═════ Material
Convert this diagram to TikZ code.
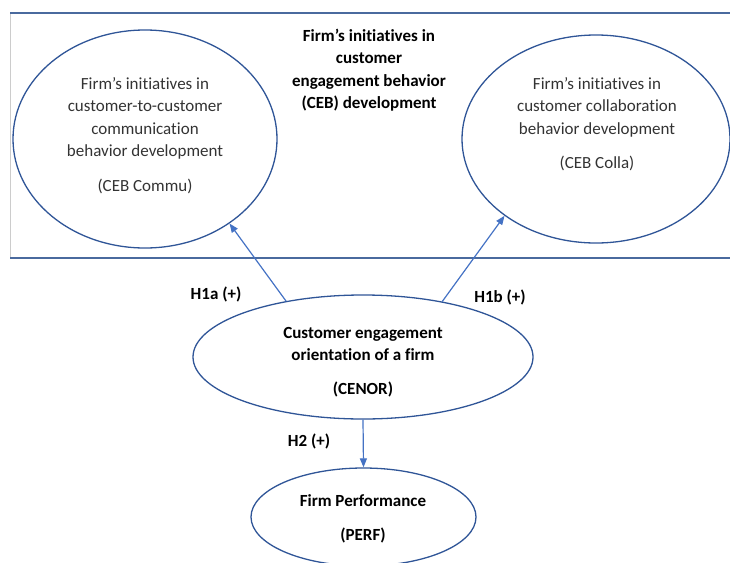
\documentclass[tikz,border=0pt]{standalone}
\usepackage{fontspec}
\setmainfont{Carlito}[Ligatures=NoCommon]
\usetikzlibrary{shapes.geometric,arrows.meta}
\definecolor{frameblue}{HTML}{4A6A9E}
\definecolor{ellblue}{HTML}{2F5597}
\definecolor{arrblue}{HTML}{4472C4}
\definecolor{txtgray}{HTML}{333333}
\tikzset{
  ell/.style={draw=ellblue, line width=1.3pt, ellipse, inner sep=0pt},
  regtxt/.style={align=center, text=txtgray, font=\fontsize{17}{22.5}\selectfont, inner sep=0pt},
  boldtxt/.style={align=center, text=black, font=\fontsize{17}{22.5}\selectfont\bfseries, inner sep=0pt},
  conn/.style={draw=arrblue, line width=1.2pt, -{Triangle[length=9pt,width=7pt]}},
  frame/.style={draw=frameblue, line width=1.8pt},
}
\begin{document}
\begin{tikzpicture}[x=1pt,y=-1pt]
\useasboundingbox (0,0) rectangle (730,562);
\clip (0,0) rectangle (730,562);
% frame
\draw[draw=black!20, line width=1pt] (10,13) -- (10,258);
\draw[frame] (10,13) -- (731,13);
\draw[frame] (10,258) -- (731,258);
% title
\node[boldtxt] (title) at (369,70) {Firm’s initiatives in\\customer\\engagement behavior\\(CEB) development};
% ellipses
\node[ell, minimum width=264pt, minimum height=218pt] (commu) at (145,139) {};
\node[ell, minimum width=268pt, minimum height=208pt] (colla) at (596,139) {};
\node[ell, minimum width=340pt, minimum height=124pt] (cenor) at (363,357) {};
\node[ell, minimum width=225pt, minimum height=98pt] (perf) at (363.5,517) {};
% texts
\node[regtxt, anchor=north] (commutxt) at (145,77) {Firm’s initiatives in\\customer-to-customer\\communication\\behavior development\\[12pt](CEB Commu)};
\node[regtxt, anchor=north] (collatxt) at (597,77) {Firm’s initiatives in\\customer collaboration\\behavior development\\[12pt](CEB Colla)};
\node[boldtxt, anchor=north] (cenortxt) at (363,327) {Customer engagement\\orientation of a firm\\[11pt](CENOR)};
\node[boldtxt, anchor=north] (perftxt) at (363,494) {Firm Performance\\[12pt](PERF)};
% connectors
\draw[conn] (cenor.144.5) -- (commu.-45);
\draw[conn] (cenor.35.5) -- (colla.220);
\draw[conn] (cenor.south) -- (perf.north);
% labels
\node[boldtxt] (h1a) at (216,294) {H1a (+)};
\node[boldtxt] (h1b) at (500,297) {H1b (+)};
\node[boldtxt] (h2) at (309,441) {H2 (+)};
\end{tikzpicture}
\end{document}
══════════
◆ Written problem:
Repeat the data exactly in full, omitting its pictures.

◆ Result of this exercise:
Convert this diagram to TikZ code.
\documentclass[tikz,border=0pt]{standalone}
\usepackage{fontspec}
\setmainfont{Carlito}[Ligatures=NoCommon]
\usetikzlibrary{shapes.geometric,arrows.meta}
\definecolor{frameblue}{HTML}{4A6A9E}
\definecolor{ellblue}{HTML}{2F5597}
\definecolor{arrblue}{HTML}{4472C4}
\definecolor{txtgray}{HTML}{333333}
\tikzset{
  ell/.style={draw=ellblue, line width=1.3pt, ellipse, inner sep=0pt},
  regtxt/.style={align=center, text=txtgray, font=\fontsize{17}{22.5}\selectfont, inner sep=0pt},
  boldtxt/.style={align=center, text=black, font=\fontsize{17}{22.5}\selectfont\bfseries, inner sep=0pt},
  conn/.style={draw=arrblue, line width=1.2pt, -{Triangle[length=9pt,width=7pt]}},
  frame/.style={draw=frameblue, line width=1.8pt},
}
\begin{document}
\begin{tikzpicture}[x=1pt,y=-1pt]
\useasboundingbox (0,0) rectangle (730,562);
\clip (0,0) rectangle (730,562);
% frame
\draw[draw=black!20, line width=1pt] (10,13) -- (10,258);
\draw[frame] (10,13) -- (731,13);
\draw[frame] (10,258) -- (731,258);
% title
\node[boldtxt] (title) at (369,70) {Firm’s initiatives in\\customer\\engagement behavior\\(CEB) development};
% ellipses
\node[ell, minimum width=264pt, minimum height=218pt] (commu) at (145,139) {};
\node[ell, minimum width=268pt, minimum height=208pt] (colla) at (596,139) {};
\node[ell, minimum width=340pt, minimum height=124pt] (cenor) at (363,357) {};
\node[ell, minimum width=225pt, minimum height=98pt] (perf) at (363.5,517) {};
% texts
\node[regtxt, anchor=north] (commutxt) at (145,77) {Firm’s initiatives in\\customer-to-customer\\communication\\behavior development\\[12pt](CEB Commu)};
\node[regtxt, anchor=north] (collatxt) at (597,77) {Firm’s initiatives in\\customer collaboration\\behavior development\\[12pt](CEB Colla)};
\node[boldtxt, anchor=north] (cenortxt) at (363,327) {Customer engagement\\orientation of a firm\\[11pt](CENOR)};
\node[boldtxt, anchor=north] (perftxt) at (363,494) {Firm Performance\\[12pt](PERF)};
% connectors
\draw[conn] (cenor.144.5) -- (commu.-45);
\draw[conn] (cenor.35.5) -- (colla.220);
\draw[conn] (cenor.south) -- (perf.north);
% labels
\node[boldtxt] (h1a) at (216,294) {H1a (+)};
\node[boldtxt] (h1b) at (500,297) {H1b (+)};
\node[boldtxt] (h2) at (309,441) {H2 (+)};
\end{tikzpicture}
\end{document}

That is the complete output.